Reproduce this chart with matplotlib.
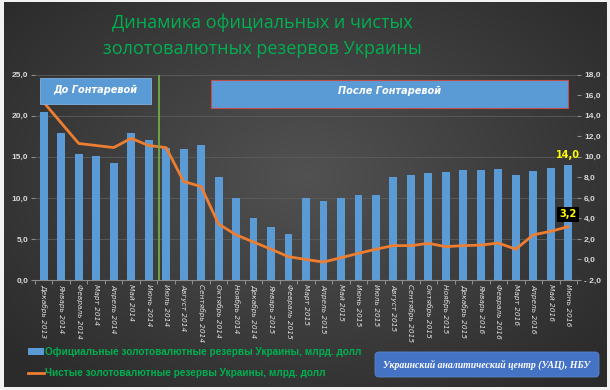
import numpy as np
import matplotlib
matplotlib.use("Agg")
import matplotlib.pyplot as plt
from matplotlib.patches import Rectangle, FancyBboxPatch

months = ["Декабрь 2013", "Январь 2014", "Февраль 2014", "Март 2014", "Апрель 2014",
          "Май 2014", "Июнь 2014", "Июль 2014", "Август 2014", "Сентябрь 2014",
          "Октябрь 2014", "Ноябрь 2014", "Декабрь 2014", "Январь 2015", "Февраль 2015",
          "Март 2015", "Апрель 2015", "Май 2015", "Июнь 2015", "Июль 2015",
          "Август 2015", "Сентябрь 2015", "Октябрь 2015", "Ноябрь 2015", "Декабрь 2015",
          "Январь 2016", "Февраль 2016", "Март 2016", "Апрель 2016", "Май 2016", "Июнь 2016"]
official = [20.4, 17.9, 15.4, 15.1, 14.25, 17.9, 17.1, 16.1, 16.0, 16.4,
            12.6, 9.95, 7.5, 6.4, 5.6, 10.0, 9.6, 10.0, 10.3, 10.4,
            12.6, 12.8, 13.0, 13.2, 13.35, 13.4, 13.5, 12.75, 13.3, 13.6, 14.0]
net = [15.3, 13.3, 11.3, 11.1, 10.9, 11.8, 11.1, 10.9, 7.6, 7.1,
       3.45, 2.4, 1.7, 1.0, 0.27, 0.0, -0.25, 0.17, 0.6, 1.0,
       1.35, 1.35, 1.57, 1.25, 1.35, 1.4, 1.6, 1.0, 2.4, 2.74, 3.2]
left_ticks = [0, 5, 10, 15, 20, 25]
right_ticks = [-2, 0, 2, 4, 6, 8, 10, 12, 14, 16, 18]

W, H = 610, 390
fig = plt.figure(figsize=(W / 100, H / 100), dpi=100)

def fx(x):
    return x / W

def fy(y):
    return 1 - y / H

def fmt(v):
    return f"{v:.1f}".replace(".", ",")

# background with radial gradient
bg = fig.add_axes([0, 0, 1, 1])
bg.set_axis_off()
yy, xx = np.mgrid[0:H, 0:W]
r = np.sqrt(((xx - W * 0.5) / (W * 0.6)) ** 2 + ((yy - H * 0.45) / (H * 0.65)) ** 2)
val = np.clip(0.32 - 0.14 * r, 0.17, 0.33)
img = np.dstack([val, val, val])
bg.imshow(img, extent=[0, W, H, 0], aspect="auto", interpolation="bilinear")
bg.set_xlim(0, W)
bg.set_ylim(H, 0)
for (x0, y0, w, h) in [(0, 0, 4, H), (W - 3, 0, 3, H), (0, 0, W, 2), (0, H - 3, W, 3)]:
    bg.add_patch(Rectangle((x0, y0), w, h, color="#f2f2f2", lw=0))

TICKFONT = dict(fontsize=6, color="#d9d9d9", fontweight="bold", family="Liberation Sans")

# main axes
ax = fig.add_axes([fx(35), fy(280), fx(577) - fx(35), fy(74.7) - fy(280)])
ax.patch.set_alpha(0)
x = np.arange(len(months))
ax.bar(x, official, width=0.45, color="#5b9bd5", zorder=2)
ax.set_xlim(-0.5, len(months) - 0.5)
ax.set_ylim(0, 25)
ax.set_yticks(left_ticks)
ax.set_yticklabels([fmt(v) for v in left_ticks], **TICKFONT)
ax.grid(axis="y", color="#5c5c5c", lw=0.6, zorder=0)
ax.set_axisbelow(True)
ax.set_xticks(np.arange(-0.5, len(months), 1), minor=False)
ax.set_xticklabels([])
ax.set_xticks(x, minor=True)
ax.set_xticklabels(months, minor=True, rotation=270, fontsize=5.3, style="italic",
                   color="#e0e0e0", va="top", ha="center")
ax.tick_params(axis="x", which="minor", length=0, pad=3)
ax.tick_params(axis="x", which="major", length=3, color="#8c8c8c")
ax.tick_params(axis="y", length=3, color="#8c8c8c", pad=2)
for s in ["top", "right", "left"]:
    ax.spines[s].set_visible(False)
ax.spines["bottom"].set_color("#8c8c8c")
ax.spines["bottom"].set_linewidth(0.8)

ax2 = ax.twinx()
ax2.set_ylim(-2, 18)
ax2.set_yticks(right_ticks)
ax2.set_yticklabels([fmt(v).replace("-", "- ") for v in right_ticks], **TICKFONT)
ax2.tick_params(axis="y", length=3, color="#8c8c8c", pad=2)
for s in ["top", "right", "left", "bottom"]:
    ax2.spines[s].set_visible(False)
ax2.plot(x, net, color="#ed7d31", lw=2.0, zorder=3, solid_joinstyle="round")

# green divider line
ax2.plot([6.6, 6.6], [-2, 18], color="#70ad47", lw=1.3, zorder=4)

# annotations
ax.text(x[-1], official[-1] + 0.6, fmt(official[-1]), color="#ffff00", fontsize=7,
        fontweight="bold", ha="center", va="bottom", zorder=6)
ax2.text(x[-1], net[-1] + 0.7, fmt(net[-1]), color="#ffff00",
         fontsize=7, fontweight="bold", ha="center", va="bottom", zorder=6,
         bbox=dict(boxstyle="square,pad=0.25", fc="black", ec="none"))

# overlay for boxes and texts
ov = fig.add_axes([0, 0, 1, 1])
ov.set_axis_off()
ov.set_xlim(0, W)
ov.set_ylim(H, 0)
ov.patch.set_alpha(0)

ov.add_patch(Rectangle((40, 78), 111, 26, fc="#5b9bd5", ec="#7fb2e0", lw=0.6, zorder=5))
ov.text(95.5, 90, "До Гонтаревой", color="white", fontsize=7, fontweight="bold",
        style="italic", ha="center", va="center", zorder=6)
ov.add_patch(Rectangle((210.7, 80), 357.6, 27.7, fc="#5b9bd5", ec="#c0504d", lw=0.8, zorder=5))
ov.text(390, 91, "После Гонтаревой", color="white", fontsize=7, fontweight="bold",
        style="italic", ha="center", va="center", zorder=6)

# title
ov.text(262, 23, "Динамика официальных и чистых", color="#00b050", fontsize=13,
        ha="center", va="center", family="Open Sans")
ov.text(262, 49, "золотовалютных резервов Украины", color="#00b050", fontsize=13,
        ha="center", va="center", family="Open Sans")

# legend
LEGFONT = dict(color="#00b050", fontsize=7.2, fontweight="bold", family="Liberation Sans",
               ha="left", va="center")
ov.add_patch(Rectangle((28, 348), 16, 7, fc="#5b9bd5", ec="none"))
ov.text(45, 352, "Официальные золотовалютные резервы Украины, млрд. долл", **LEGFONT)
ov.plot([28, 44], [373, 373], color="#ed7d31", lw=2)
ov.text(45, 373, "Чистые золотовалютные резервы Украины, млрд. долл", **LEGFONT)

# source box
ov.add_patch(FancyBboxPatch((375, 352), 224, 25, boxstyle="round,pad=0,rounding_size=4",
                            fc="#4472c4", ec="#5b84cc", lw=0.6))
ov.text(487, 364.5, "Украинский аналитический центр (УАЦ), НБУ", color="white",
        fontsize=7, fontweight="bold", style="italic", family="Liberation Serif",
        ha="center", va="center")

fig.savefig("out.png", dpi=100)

——

Your task is to reproduce exactly the lines from the start of the data above through the line containing "return 1 - y / H", leaving every picture out.

**EXPECTED ANSWER:**
Reproduce this chart with matplotlib.
import numpy as np
import matplotlib
matplotlib.use("Agg")
import matplotlib.pyplot as plt
from matplotlib.patches import Rectangle, FancyBboxPatch

months = ["Декабрь 2013", "Январь 2014", "Февраль 2014", "Март 2014", "Апрель 2014",
          "Май 2014", "Июнь 2014", "Июль 2014", "Август 2014", "Сентябрь 2014",
          "Октябрь 2014", "Ноябрь 2014", "Декабрь 2014", "Январь 2015", "Февраль 2015",
          "Март 2015", "Апрель 2015", "Май 2015", "Июнь 2015", "Июль 2015",
          "Август 2015", "Сентябрь 2015", "Октябрь 2015", "Ноябрь 2015", "Декабрь 2015",
          "Январь 2016", "Февраль 2016", "Март 2016", "Апрель 2016", "Май 2016", "Июнь 2016"]
official = [20.4, 17.9, 15.4, 15.1, 14.25, 17.9, 17.1, 16.1, 16.0, 16.4,
            12.6, 9.95, 7.5, 6.4, 5.6, 10.0, 9.6, 10.0, 10.3, 10.4,
            12.6, 12.8, 13.0, 13.2, 13.35, 13.4, 13.5, 12.75, 13.3, 13.6, 14.0]
net = [15.3, 13.3, 11.3, 11.1, 10.9, 11.8, 11.1, 10.9, 7.6, 7.1,
       3.45, 2.4, 1.7, 1.0, 0.27, 0.0, -0.25, 0.17, 0.6, 1.0,
       1.35, 1.35, 1.57, 1.25, 1.35, 1.4, 1.6, 1.0, 2.4, 2.74, 3.2]
left_ticks = [0, 5, 10, 15, 20, 25]
right_ticks = [-2, 0, 2, 4, 6, 8, 10, 12, 14, 16, 18]

W, H = 610, 390
fig = plt.figure(figsize=(W / 100, H / 100), dpi=100)

def fx(x):
    return x / W

def fy(y):
    return 1 - y / H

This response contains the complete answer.